[c-nsp] 2851 throughput / guidance

Matthew Marlowe matt at deploylinux.net
Tue Feb 27 22:50:51 EST 2007


>> Is the IPS being down with the IPS module, or by the router CPU itself?

The existing hw module for the ISR's was IDS only, not IPS, last I checked.
So, yes, IPS gets done by the router CPU -- but you can apply access
lists to finely control what traffic gets inspected, control what ips signatures
are checked, and most of the packets going through IPS stay fast switched.
So, if you pay careful attention you can set whtever level of IPS inspection
you want and therefore control the impact on performance.  

Unfortunately, the IOS IPS feature set does seem to trail the appliance software
unless you're willing to run unstable code.  And, the IPS management tools claim 
to support IOS IPS but perform rather badly unless you're willing to use SDM :)

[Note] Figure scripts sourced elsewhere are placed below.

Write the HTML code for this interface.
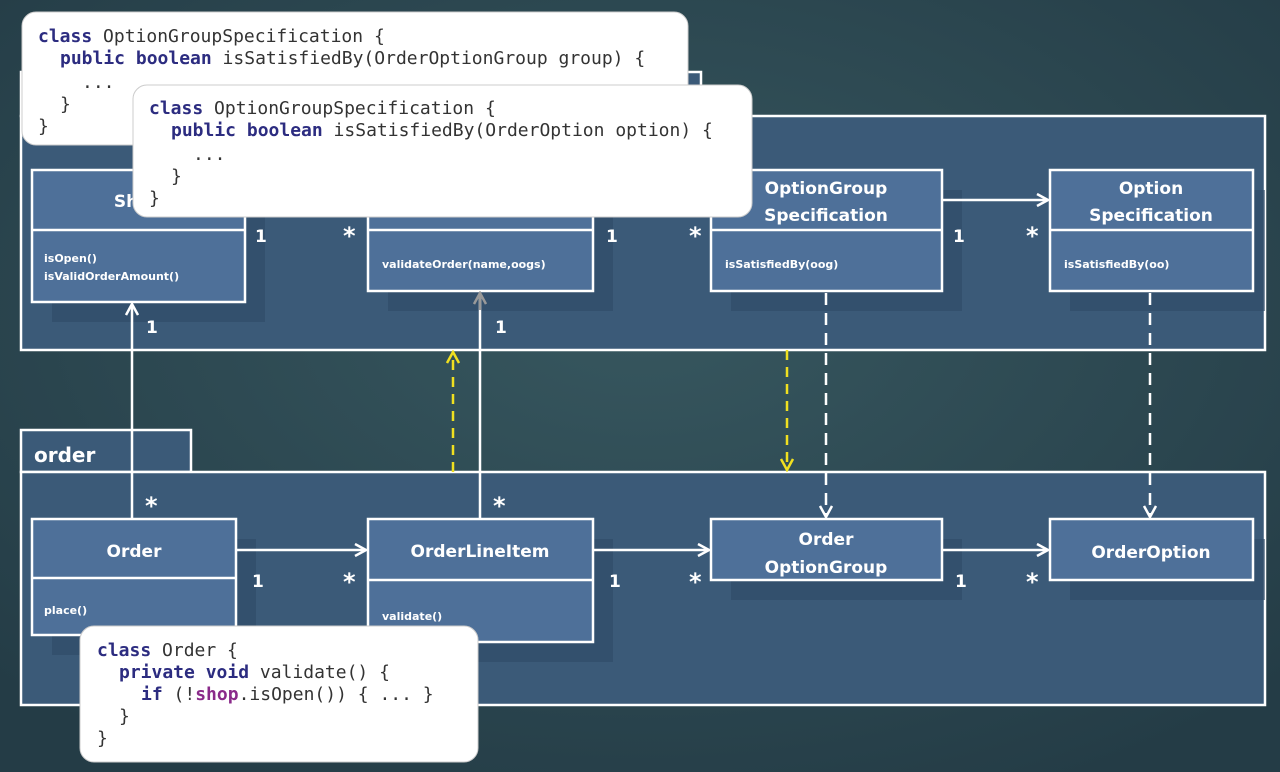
<!DOCTYPE html>
<html><head><meta charset="utf-8"><style>
html,body{margin:0;padding:0;}
body{width:1280px;height:772px;overflow:hidden;background:#2b4651;}
svg{display:block}
.cls{font-family:"DejaVu Sans","Liberation Sans",sans-serif;fill:#fff;}
.code{font-family:"DejaVu Sans Mono","Liberation Mono",monospace;font-size:18px;fill:#333;}
.kw{fill:#2c2c80;font-weight:bold;}
</style></head><body>
<svg width="1280" height="772" viewBox="0 0 1280 772" xmlns="http://www.w3.org/2000/svg">
<defs>
<radialGradient id="bg" cx="50%" cy="40%" r="70%"><stop offset="0" stop-color="#37575f"/><stop offset="1" stop-color="#243c46"/></radialGradient>
<marker id="ah" markerWidth="14" markerHeight="14" refX="12" refY="7" orient="auto" markerUnits="userSpaceOnUse"><path d="M1,1 L12,7 L1,13" fill="none" stroke="#fff" stroke-width="2.5"/></marker>
<marker id="ahg" markerWidth="14" markerHeight="14" refX="12" refY="7" orient="auto" markerUnits="userSpaceOnUse"><path d="M1,1 L12,7 L1,13" fill="none" stroke="#999" stroke-width="2.5"/></marker>
<marker id="ahy" markerWidth="14" markerHeight="14" refX="12" refY="7" orient="auto" markerUnits="userSpaceOnUse"><path d="M1,1 L12,7 L1,13" fill="none" stroke="#f0e020" stroke-width="2.5"/></marker>
</defs>
<rect width="1280" height="772" fill="url(#bg)"/>
<rect x="21" y="72" width="680" height="44" fill="#3b5a78" stroke="#fff" stroke-width="2.5"/>
<rect x="21" y="116" width="1244" height="234" fill="#3b5a78" stroke="#fff" stroke-width="2.5"/>
<rect x="21" y="430" width="170" height="42" fill="#3b5a78" stroke="#fff" stroke-width="2.5"/>
<text x="34" y="462" class="cls" font-size="20" font-weight="bold">order</text>
<rect x="21" y="472" width="1244" height="233" fill="#3b5a78" stroke="#fff" stroke-width="2.5"/>
<g fill="#2f4a66" opacity="0.6">
<rect x="52" y="190" width="213" height="132"/><rect x="388" y="190" width="225" height="121"/>
<rect x="731" y="190" width="231" height="121"/><rect x="1070" y="190" width="195" height="121"/>
<rect x="52" y="539" width="204" height="116"/><rect x="388" y="539" width="225" height="123"/>
<rect x="731" y="539" width="231" height="61"/><rect x="1070" y="539" width="195" height="61"/>
</g>
<g stroke="#fff" stroke-width="2.5" fill="#4e7099">
<rect x="32" y="170" width="213" height="132"/><line x1="32" y1="230" x2="245" y2="230"/>
<rect x="368" y="170" width="225" height="121"/><line x1="368" y1="230" x2="593" y2="230"/>
<rect x="711" y="170" width="231" height="121"/><line x1="711" y1="230" x2="942" y2="230"/>
<rect x="1050" y="170" width="203" height="121"/><line x1="1050" y1="230" x2="1253" y2="230"/>
<rect x="32" y="519" width="204" height="116"/><line x1="32" y1="578" x2="236" y2="578"/>
<rect x="368" y="519" width="225" height="123"/><line x1="368" y1="580" x2="593" y2="580"/>
<rect x="711" y="519" width="231" height="61"/>
<rect x="1050" y="519" width="203" height="61"/>
</g>
<g class="cls" font-size="17" font-weight="bold" text-anchor="middle">
<text x="138" y="207">Shop</text>
<text x="826" y="194">OptionGroup</text><text x="826" y="221">Specification</text>
<text x="1151" y="194">Option</text><text x="1151" y="221">Specification</text>
<text x="134" y="557">Order</text>
<text x="480" y="557">OrderLineItem</text>
<text x="826" y="545">Order</text><text x="826" y="573">OptionGroup</text>
<text x="1151" y="558">OrderOption</text>
</g>
<g class="cls" font-size="11" font-weight="bold">
<text x="44" y="262">isOpen()</text><text x="44" y="280">isValidOrderAmount()</text>
<text x="382" y="268">validateOrder(name,oogs)</text>
<text x="725" y="268">isSatisfiedBy(oog)</text>
<text x="1064" y="268">isSatisfiedBy(oo)</text>
<text x="44" y="614">place()</text>
<text x="382" y="620">validate()</text>
</g>
<g stroke="#fff" stroke-width="2.5" fill="none">
<line x1="942" y1="200" x2="1048" y2="200" marker-end="url(#ah)"/>
<line x1="236" y1="550" x2="366" y2="550" marker-end="url(#ah)"/>
<line x1="593" y1="550" x2="709" y2="550" marker-end="url(#ah)"/>
<line x1="942" y1="550" x2="1048" y2="550" marker-end="url(#ah)"/>
<line x1="132" y1="519" x2="132" y2="304" marker-end="url(#ah)"/>
<line x1="480" y1="519" x2="480" y2="298"/>
<line x1="826" y1="293" x2="826" y2="517" stroke-dasharray="12,8" marker-end="url(#ah)"/>
<line x1="1150" y1="293" x2="1150" y2="517" stroke-dasharray="12,8" marker-end="url(#ah)"/>
</g>
<line x1="480" y1="310" x2="480" y2="293" stroke="#999" stroke-width="2.5" marker-end="url(#ahg)"/>
<line x1="453" y1="472" x2="453" y2="352" stroke="#f0e020" stroke-width="2.5" stroke-dasharray="10,7" marker-end="url(#ahy)"/>
<line x1="787" y1="350" x2="787" y2="470" stroke="#f0e020" stroke-width="2.5" stroke-dasharray="10,7" marker-end="url(#ahy)"/>
<g class="cls" font-size="17" font-weight="bold">
<text x="255" y="242">1</text><text x="606" y="242">1</text><text x="953" y="242">1</text>
<text x="146" y="333">1</text><text x="495" y="333">1</text>
<text x="252" y="587">1</text><text x="609" y="587">1</text><text x="955" y="587">1</text>
</g>
<g class="cls" font-size="24" font-weight="bold">
<text x="343" y="244">*</text><text x="689" y="244">*</text><text x="1026" y="244">*</text>
<text x="145" y="514">*</text><text x="493" y="514">*</text>
<text x="343" y="590">*</text><text x="689" y="590">*</text><text x="1026" y="590">*</text>
</g>
<rect x="22" y="12" width="666" height="133" rx="14" fill="#fff" stroke="#ccc"/>
<g class="code">
<text x="38" y="42"><tspan class="kw">class</tspan> OptionGroupSpecification {</text>
<text x="60" y="64"><tspan class="kw">public boolean</tspan> isSatisfiedBy(OrderOptionGroup group) {</text>
<text x="82" y="88">...</text>
<text x="60" y="110">}</text>
<text x="38" y="132">}</text>
</g>
<rect x="133" y="85" width="619" height="132" rx="14" fill="#fff" stroke="#ccc"/>
<g class="code">
<text x="149" y="114"><tspan class="kw">class</tspan> OptionGroupSpecification {</text>
<text x="171" y="136"><tspan class="kw">public boolean</tspan> isSatisfiedBy(OrderOption option) {</text>
<text x="193" y="160">...</text>
<text x="171" y="182">}</text>
<text x="149" y="204">}</text>
</g>
<rect x="80" y="626" width="398" height="136" rx="14" fill="#fff" stroke="#ccc"/>
<g class="code">
<text x="97" y="656"><tspan class="kw">class</tspan> Order {</text>
<text x="119" y="678"><tspan class="kw">private void</tspan> validate() {</text>
<text x="141" y="700"><tspan class="kw">if</tspan> (!<tspan fill="#8a2a8a" font-weight="bold">shop</tspan>.isOpen()) { ... }</text>
<text x="119" y="722">}</text>
<text x="97" y="744">}</text>
</g>
</svg>
</body></html>
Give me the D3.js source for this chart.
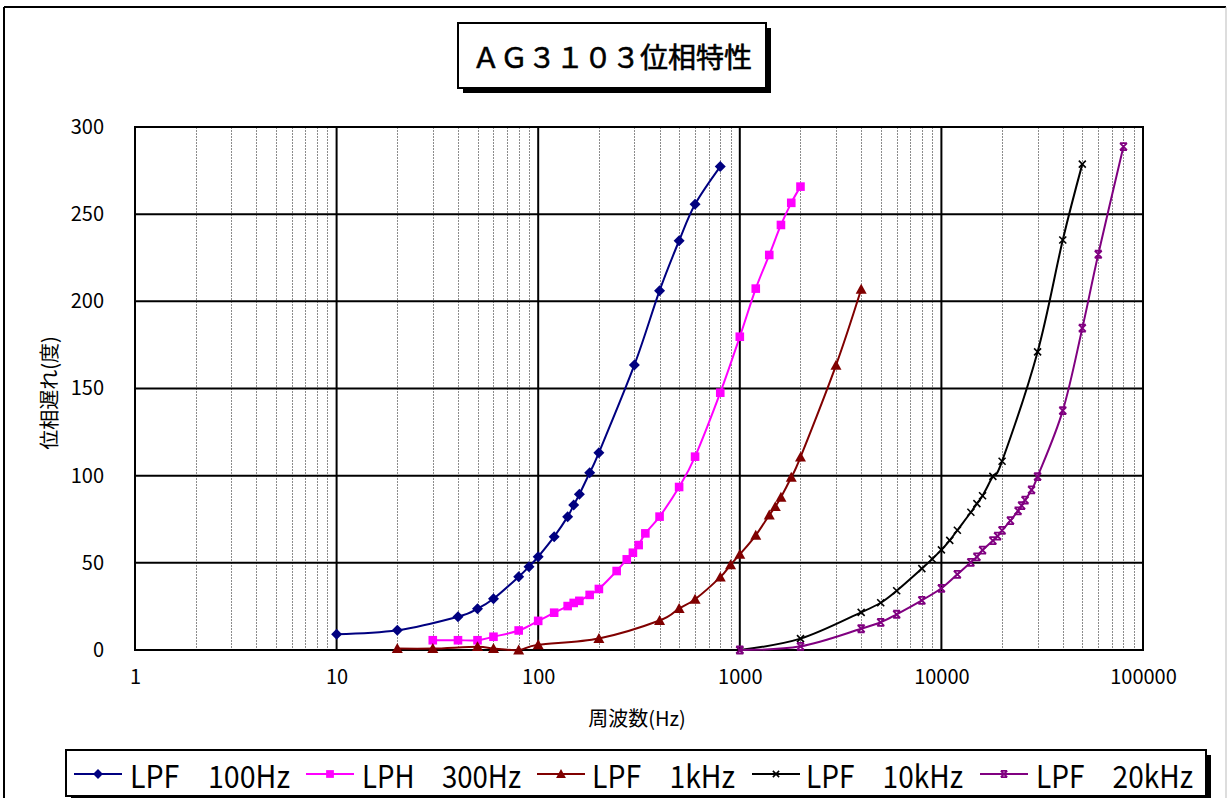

>> That seems like it'd be a CPU killer if anything would be.  From what
>> the performance doc says for process and fast switched pps, the 2851 is
>> pretty close to an NPE-225.  If you equate CPU power to process-switched
>> PPS, the 2851 should be a little faster than a 3660.
>> 

And I have vague memories from the past about having to disable some ACL's on
a 3662 to handle 80-100Mbps traffic flows... We had ~4 BGP feeds then.